#### [Your goal]
All of the material should be reproduced exactly, with pictures left out.

(Rows from a dataset of charts and code)
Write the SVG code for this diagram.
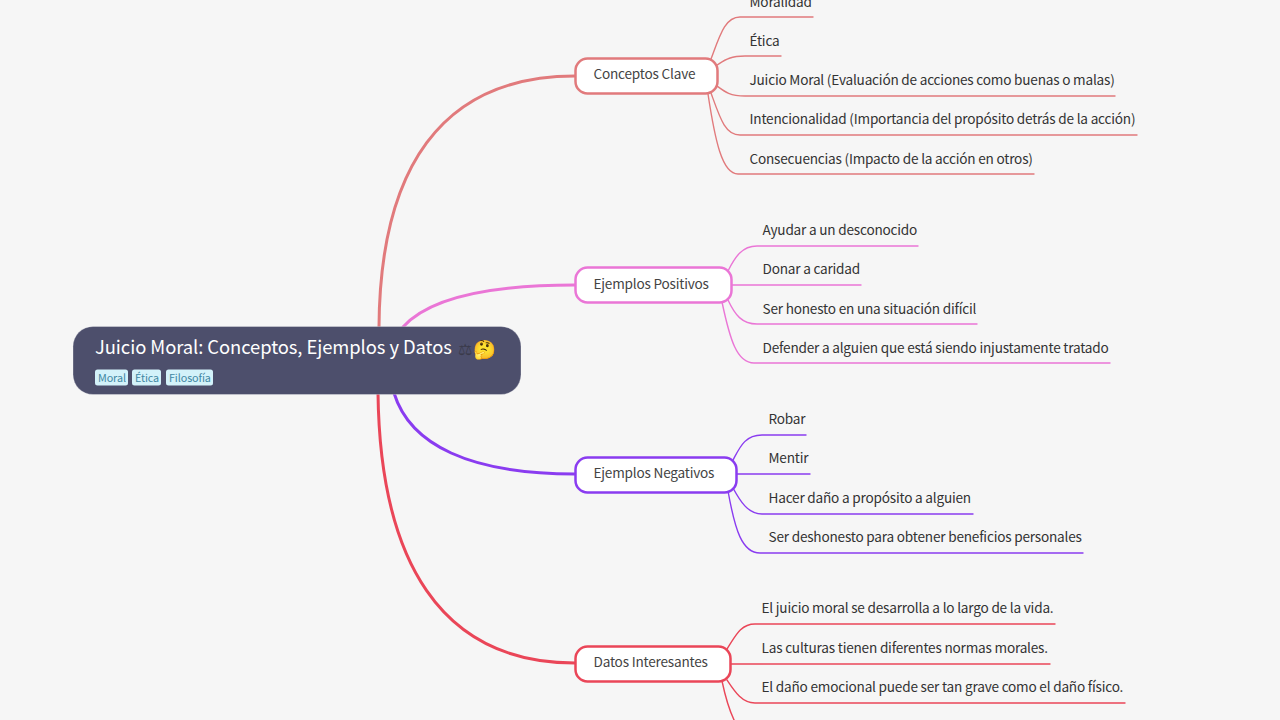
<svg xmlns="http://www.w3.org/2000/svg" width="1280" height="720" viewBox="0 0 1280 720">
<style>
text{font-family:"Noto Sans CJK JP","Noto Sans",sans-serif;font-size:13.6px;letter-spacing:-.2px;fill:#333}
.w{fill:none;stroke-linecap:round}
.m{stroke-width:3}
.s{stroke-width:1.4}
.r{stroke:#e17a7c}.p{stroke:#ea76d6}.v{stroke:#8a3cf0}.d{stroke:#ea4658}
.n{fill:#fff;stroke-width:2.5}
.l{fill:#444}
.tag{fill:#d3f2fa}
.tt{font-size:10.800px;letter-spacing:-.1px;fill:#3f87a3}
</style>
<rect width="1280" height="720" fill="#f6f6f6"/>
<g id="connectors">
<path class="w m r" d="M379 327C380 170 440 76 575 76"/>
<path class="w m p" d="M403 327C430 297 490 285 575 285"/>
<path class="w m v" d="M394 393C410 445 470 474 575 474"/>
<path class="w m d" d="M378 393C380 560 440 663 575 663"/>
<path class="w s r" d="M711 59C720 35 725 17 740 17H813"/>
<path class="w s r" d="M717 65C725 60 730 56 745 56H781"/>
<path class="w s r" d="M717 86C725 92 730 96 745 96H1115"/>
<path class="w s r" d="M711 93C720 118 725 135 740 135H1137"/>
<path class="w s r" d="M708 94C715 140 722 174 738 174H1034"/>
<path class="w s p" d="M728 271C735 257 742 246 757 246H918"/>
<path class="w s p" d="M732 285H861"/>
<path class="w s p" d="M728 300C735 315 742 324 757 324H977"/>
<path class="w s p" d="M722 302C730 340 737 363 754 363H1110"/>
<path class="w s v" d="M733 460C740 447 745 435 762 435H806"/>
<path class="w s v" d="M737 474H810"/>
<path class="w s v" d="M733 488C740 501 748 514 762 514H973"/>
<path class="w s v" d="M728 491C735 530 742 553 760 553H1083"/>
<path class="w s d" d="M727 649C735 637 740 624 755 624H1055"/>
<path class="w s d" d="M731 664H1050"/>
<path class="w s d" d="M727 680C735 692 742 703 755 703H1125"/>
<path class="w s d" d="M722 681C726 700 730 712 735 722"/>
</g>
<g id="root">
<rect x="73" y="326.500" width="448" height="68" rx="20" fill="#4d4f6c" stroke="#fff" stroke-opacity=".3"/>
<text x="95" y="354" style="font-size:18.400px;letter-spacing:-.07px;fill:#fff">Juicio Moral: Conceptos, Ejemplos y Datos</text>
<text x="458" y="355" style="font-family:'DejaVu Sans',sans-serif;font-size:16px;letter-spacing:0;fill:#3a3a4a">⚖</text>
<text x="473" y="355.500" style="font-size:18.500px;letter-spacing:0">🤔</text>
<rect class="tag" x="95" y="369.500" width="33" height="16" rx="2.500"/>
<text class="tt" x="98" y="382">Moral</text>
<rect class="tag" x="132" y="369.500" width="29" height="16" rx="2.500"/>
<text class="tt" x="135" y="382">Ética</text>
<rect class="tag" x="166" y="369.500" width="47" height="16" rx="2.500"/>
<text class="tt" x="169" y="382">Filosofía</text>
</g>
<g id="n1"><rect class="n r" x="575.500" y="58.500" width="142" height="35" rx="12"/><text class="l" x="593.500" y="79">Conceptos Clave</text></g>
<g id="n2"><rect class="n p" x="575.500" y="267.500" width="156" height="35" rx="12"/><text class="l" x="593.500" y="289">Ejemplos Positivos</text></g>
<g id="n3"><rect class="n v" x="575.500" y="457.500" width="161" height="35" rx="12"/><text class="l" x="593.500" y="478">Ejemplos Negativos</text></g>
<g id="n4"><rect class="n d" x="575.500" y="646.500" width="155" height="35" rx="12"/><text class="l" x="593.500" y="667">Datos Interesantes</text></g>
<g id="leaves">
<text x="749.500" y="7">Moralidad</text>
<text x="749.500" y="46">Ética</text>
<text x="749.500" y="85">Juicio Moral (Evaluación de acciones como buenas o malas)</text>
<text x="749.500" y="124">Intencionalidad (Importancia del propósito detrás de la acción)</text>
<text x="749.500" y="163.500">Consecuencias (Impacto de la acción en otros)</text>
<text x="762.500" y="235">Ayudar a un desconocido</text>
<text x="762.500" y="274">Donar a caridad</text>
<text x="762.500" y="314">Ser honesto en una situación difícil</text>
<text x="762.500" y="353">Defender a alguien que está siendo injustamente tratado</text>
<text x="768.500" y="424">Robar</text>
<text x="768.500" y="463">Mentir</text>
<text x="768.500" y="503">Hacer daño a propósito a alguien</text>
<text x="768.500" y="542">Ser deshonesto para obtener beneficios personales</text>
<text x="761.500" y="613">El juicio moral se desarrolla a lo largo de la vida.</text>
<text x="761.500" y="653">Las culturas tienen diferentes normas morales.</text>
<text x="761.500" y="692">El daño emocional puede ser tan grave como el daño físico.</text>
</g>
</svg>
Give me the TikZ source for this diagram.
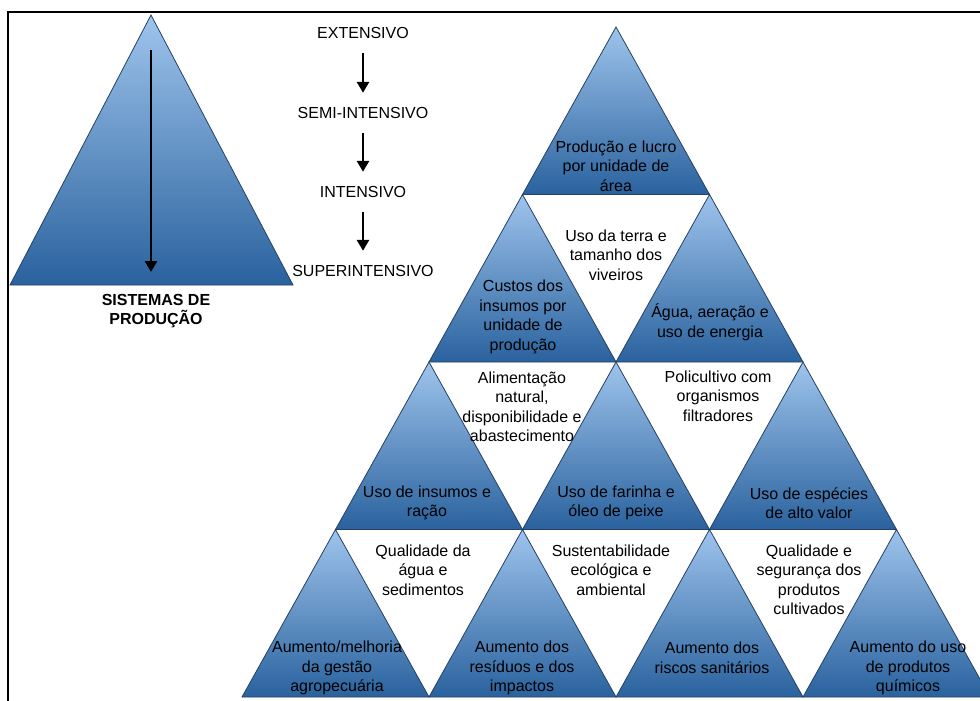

#### [The answer]
Write the SVG code for this diagram.
<svg xmlns="http://www.w3.org/2000/svg" width="1280" height="720" viewBox="0 0 1280 720">
<style>
text{font-family:"Noto Sans CJK JP","Noto Sans",sans-serif;font-size:13.6px;letter-spacing:-.2px;fill:#333}
.w{fill:none;stroke-linecap:round}
.m{stroke-width:3}
.s{stroke-width:1.4}
.r{stroke:#e17a7c}.p{stroke:#ea76d6}.v{stroke:#8a3cf0}.d{stroke:#ea4658}
.n{fill:#fff;stroke-width:2.5}
.l{fill:#444}
.tag{fill:#d3f2fa}
.tt{font-size:10.800px;letter-spacing:-.1px;fill:#3f87a3}
</style>
<rect width="1280" height="720" fill="#f6f6f6"/>
<g id="connectors">
<path class="w m r" d="M379 327C380 170 440 76 575 76"/>
<path class="w m p" d="M403 327C430 297 490 285 575 285"/>
<path class="w m v" d="M394 393C410 445 470 474 575 474"/>
<path class="w m d" d="M378 393C380 560 440 663 575 663"/>
<path class="w s r" d="M711 59C720 35 725 17 740 17H813"/>
<path class="w s r" d="M717 65C725 60 730 56 745 56H781"/>
<path class="w s r" d="M717 86C725 92 730 96 745 96H1115"/>
<path class="w s r" d="M711 93C720 118 725 135 740 135H1137"/>
<path class="w s r" d="M708 94C715 140 722 174 738 174H1034"/>
<path class="w s p" d="M728 271C735 257 742 246 757 246H918"/>
<path class="w s p" d="M732 285H861"/>
<path class="w s p" d="M728 300C735 315 742 324 757 324H977"/>
<path class="w s p" d="M722 302C730 340 737 363 754 363H1110"/>
<path class="w s v" d="M733 460C740 447 745 435 762 435H806"/>
<path class="w s v" d="M737 474H810"/>
<path class="w s v" d="M733 488C740 501 748 514 762 514H973"/>
<path class="w s v" d="M728 491C735 530 742 553 760 553H1083"/>
<path class="w s d" d="M727 649C735 637 740 624 755 624H1055"/>
<path class="w s d" d="M731 664H1050"/>
<path class="w s d" d="M727 680C735 692 742 703 755 703H1125"/>
<path class="w s d" d="M722 681C726 700 730 712 735 722"/>
</g>
<g id="root">
<rect x="73" y="326.500" width="448" height="68" rx="20" fill="#4d4f6c" stroke="#fff" stroke-opacity=".3"/>
<text x="95" y="354" style="font-size:18.400px;letter-spacing:-.07px;fill:#fff">Juicio Moral: Conceptos, Ejemplos y Datos</text>
<text x="458" y="355" style="font-family:'DejaVu Sans',sans-serif;font-size:16px;letter-spacing:0;fill:#3a3a4a">⚖</text>
<text x="473" y="355.500" style="font-size:18.500px;letter-spacing:0">🤔</text>
<rect class="tag" x="95" y="369.500" width="33" height="16" rx="2.500"/>
<text class="tt" x="98" y="382">Moral</text>
<rect class="tag" x="132" y="369.500" width="29" height="16" rx="2.500"/>
<text class="tt" x="135" y="382">Ética</text>
<rect class="tag" x="166" y="369.500" width="47" height="16" rx="2.500"/>
<text class="tt" x="169" y="382">Filosofía</text>
</g>
<g id="n1"><rect class="n r" x="575.500" y="58.500" width="142" height="35" rx="12"/><text class="l" x="593.500" y="79">Conceptos Clave</text></g>
<g id="n2"><rect class="n p" x="575.500" y="267.500" width="156" height="35" rx="12"/><text class="l" x="593.500" y="289">Ejemplos Positivos</text></g>
<g id="n3"><rect class="n v" x="575.500" y="457.500" width="161" height="35" rx="12"/><text class="l" x="593.500" y="478">Ejemplos Negativos</text></g>
<g id="n4"><rect class="n d" x="575.500" y="646.500" width="155" height="35" rx="12"/><text class="l" x="593.500" y="667">Datos Interesantes</text></g>
<g id="leaves">
<text x="749.500" y="7">Moralidad</text>
<text x="749.500" y="46">Ética</text>
<text x="749.500" y="85">Juicio Moral (Evaluación de acciones como buenas o malas)</text>
<text x="749.500" y="124">Intencionalidad (Importancia del propósito detrás de la acción)</text>
<text x="749.500" y="163.500">Consecuencias (Impacto de la acción en otros)</text>
<text x="762.500" y="235">Ayudar a un desconocido</text>
<text x="762.500" y="274">Donar a caridad</text>
<text x="762.500" y="314">Ser honesto en una situación difícil</text>
<text x="762.500" y="353">Defender a alguien que está siendo injustamente tratado</text>
<text x="768.500" y="424">Robar</text>
<text x="768.500" y="463">Mentir</text>
<text x="768.500" y="503">Hacer daño a propósito a alguien</text>
<text x="768.500" y="542">Ser deshonesto para obtener beneficios personales</text>
<text x="761.500" y="613">El juicio moral se desarrolla a lo largo de la vida.</text>
<text x="761.500" y="653">Las culturas tienen diferentes normas morales.</text>
<text x="761.500" y="692">El daño emocional puede ser tan grave como el daño físico.</text>
</g>
</svg>
Give me the TikZ source for this diagram.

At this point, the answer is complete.